[Task prompt] Identify the lines that contain the string "document" and copy all of them.

+--

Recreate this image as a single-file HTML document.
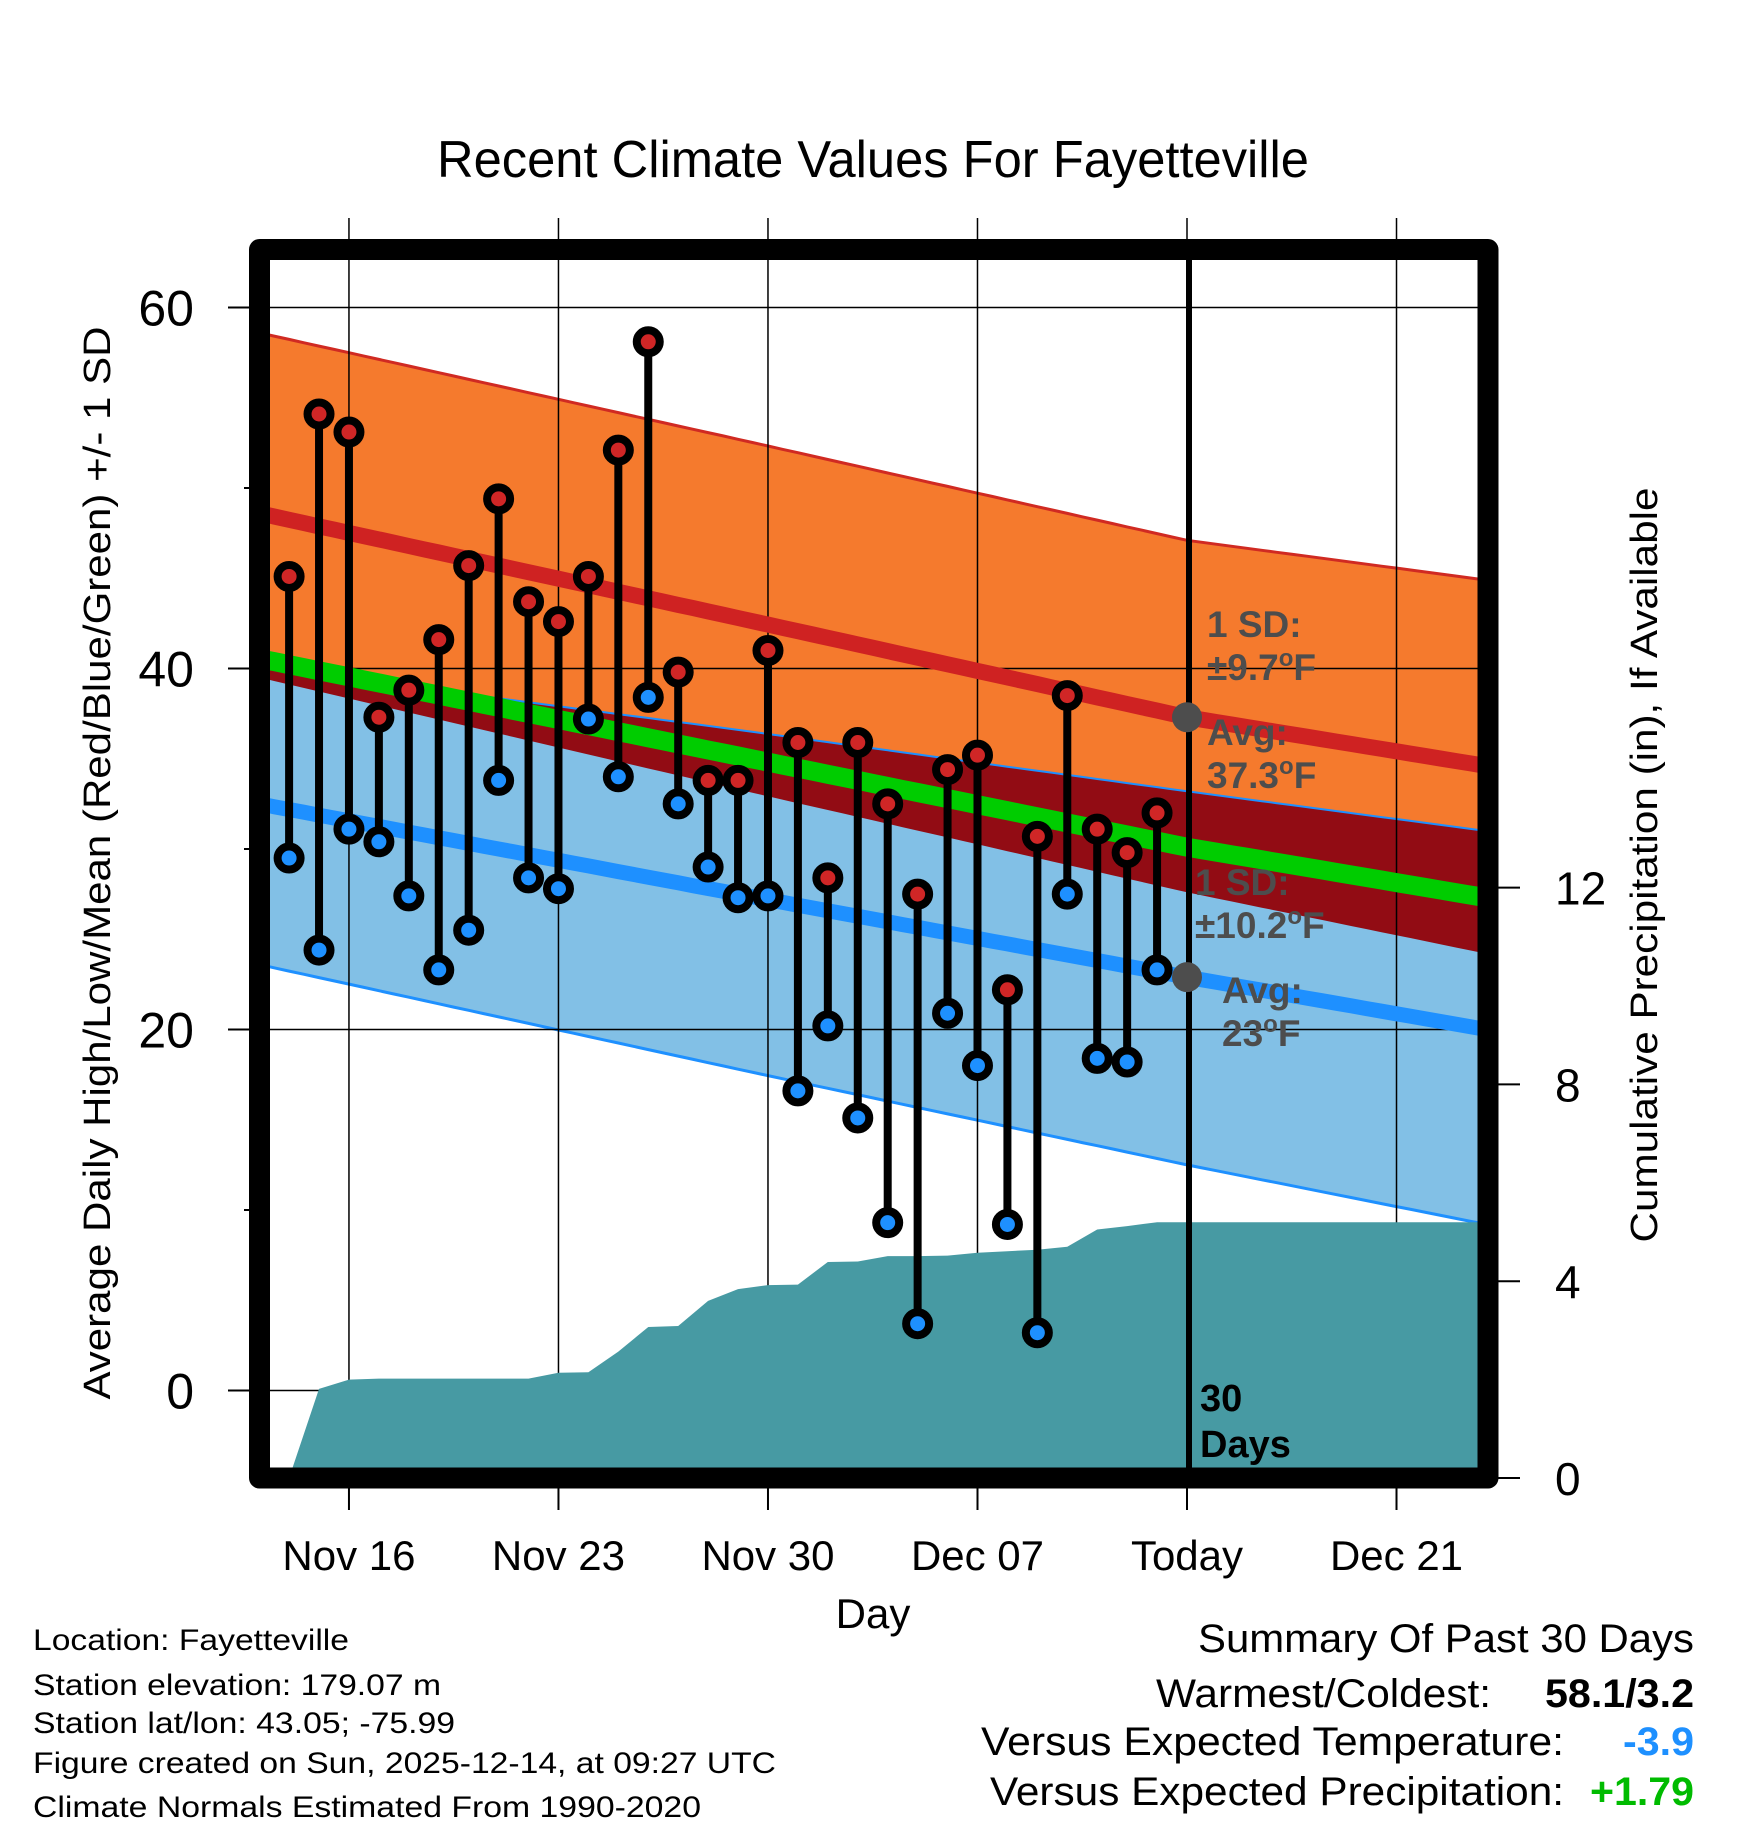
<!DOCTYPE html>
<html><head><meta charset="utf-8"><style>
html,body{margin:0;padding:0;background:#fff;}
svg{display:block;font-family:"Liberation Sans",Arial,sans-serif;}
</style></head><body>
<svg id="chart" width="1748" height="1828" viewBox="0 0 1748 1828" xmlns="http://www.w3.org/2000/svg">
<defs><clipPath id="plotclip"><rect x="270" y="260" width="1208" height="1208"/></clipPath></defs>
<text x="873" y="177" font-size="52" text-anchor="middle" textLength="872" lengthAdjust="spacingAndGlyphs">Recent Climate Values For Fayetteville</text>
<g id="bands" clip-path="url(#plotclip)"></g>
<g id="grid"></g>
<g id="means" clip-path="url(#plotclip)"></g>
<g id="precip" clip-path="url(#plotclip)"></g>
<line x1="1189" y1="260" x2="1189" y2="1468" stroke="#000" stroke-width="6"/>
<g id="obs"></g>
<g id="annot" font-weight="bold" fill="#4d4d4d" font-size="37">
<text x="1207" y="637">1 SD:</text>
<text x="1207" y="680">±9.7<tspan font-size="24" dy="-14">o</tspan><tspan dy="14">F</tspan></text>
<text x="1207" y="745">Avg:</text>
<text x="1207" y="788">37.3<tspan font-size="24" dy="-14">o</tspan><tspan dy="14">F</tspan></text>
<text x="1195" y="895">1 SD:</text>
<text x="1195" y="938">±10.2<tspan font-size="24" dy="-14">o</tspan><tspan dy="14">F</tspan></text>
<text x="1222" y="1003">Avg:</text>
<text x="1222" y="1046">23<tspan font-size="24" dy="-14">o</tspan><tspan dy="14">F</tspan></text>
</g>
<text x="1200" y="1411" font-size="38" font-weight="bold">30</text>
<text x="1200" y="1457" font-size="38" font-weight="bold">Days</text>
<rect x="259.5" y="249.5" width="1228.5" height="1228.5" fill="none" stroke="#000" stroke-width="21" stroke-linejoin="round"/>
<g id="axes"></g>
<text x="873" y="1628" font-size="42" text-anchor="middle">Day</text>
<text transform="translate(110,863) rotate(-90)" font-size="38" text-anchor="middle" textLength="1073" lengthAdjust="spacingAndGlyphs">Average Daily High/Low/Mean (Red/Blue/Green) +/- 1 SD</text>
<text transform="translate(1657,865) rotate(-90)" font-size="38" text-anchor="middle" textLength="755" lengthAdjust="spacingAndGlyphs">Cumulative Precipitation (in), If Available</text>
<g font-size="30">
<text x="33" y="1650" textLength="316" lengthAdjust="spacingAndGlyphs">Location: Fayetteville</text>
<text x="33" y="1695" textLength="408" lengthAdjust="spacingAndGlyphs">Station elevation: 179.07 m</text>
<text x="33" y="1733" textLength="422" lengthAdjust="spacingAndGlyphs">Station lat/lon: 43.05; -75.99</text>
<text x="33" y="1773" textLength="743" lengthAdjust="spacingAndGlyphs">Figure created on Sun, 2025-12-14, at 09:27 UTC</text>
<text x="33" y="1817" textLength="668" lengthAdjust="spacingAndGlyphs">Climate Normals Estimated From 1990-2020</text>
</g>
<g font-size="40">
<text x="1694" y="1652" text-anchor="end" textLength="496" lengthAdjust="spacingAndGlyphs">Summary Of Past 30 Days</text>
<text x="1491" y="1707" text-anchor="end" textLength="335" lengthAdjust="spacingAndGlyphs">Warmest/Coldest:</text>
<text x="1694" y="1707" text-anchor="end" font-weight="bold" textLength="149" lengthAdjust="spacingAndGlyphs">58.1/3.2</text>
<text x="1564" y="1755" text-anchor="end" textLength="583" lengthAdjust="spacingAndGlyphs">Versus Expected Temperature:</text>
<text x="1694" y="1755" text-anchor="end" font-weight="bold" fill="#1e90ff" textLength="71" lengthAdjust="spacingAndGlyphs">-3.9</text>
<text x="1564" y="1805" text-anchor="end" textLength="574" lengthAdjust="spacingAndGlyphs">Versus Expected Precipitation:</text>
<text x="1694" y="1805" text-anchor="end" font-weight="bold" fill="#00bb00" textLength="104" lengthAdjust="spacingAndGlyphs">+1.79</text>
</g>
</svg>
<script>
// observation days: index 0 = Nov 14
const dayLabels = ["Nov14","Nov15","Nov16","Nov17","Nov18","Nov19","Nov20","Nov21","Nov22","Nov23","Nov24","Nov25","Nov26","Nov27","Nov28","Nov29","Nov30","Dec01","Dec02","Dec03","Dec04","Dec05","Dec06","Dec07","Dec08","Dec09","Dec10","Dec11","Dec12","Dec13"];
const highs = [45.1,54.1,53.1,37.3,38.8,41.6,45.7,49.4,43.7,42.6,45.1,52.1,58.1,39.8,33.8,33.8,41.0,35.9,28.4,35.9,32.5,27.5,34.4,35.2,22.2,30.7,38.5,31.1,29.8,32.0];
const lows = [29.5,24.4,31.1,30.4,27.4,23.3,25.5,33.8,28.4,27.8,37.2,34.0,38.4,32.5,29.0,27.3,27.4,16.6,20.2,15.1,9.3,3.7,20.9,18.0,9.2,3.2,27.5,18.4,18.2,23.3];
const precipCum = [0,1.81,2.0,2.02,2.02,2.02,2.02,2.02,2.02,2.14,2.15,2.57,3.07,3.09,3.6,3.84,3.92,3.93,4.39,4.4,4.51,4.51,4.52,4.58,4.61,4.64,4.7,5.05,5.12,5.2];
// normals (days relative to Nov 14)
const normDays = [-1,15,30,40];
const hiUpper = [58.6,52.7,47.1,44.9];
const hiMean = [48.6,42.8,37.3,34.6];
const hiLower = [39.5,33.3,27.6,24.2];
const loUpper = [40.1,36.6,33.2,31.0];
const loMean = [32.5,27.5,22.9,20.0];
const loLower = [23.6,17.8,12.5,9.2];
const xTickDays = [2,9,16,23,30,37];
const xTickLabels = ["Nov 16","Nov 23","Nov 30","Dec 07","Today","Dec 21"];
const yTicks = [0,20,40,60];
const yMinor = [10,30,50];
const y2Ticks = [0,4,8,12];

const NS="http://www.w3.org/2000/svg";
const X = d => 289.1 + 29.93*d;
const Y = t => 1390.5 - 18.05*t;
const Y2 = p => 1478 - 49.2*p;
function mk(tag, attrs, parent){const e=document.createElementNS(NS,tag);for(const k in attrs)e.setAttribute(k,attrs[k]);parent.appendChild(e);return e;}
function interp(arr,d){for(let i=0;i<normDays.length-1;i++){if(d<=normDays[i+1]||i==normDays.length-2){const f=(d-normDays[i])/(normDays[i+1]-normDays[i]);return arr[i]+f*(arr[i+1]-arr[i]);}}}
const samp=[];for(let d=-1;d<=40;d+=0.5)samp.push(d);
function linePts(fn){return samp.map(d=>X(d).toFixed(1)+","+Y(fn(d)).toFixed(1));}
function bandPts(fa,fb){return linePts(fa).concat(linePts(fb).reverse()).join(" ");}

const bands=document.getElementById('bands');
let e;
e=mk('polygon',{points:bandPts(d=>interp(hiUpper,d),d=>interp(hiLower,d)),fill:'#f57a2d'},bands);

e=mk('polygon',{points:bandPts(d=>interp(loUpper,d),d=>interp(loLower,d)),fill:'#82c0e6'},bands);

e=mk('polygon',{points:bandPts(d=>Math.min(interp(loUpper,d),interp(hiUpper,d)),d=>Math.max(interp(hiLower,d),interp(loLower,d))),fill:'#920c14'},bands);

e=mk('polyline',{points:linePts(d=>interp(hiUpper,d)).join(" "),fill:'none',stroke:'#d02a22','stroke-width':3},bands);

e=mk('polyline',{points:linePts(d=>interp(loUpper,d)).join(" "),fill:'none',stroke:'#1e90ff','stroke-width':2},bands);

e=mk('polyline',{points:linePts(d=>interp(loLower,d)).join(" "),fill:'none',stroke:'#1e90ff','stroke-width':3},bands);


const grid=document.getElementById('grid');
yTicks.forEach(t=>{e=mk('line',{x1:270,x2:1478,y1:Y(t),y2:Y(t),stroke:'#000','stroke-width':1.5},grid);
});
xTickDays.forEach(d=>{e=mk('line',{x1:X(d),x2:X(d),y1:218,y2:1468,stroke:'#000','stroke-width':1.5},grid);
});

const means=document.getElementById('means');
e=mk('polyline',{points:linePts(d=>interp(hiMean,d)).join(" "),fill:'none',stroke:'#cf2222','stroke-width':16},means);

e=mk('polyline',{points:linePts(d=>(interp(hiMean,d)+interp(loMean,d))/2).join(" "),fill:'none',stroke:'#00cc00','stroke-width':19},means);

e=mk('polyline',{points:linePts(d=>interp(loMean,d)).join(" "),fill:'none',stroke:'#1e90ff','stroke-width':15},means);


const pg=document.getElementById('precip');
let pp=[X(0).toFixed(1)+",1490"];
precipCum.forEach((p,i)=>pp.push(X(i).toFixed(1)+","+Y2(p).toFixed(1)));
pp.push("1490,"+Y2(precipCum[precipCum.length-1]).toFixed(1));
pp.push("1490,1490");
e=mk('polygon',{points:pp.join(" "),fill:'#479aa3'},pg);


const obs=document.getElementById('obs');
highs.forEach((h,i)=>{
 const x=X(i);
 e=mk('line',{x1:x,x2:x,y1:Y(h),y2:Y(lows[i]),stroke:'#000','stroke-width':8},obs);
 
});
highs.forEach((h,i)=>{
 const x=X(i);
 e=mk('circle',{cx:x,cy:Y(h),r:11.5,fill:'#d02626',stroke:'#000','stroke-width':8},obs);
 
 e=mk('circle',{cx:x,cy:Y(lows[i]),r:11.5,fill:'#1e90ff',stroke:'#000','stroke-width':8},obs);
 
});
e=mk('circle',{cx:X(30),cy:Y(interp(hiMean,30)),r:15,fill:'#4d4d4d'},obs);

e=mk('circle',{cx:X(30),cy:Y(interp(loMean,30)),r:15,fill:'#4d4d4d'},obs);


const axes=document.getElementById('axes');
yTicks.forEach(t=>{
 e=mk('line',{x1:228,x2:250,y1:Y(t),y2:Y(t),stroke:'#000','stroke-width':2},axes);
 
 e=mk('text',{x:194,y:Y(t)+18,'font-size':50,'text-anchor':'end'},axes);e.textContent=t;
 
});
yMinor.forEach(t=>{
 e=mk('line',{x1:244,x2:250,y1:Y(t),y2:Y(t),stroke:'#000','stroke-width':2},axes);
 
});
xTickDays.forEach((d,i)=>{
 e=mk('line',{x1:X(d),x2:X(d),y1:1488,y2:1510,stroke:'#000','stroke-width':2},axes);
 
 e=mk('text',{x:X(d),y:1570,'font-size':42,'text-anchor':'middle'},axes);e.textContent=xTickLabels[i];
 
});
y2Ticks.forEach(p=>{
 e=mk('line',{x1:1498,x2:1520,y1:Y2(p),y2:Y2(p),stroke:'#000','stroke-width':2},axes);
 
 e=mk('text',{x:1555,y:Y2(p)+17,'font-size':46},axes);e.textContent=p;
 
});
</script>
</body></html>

+--

[Solution to the problem]
Recreate this image as a single-file HTML document.
function mk(tag, attrs, parent){const e=document.createElementNS(NS,tag);for(const k in attrs)e.setAttribute(k,attrs[k]);parent.appendChild(e);return e;}
const bands=document.getElementById('bands');
const grid=document.getElementById('grid');
const means=document.getElementById('means');
const pg=document.getElementById('precip');
const obs=document.getElementById('obs');
const axes=document.getElementById('axes');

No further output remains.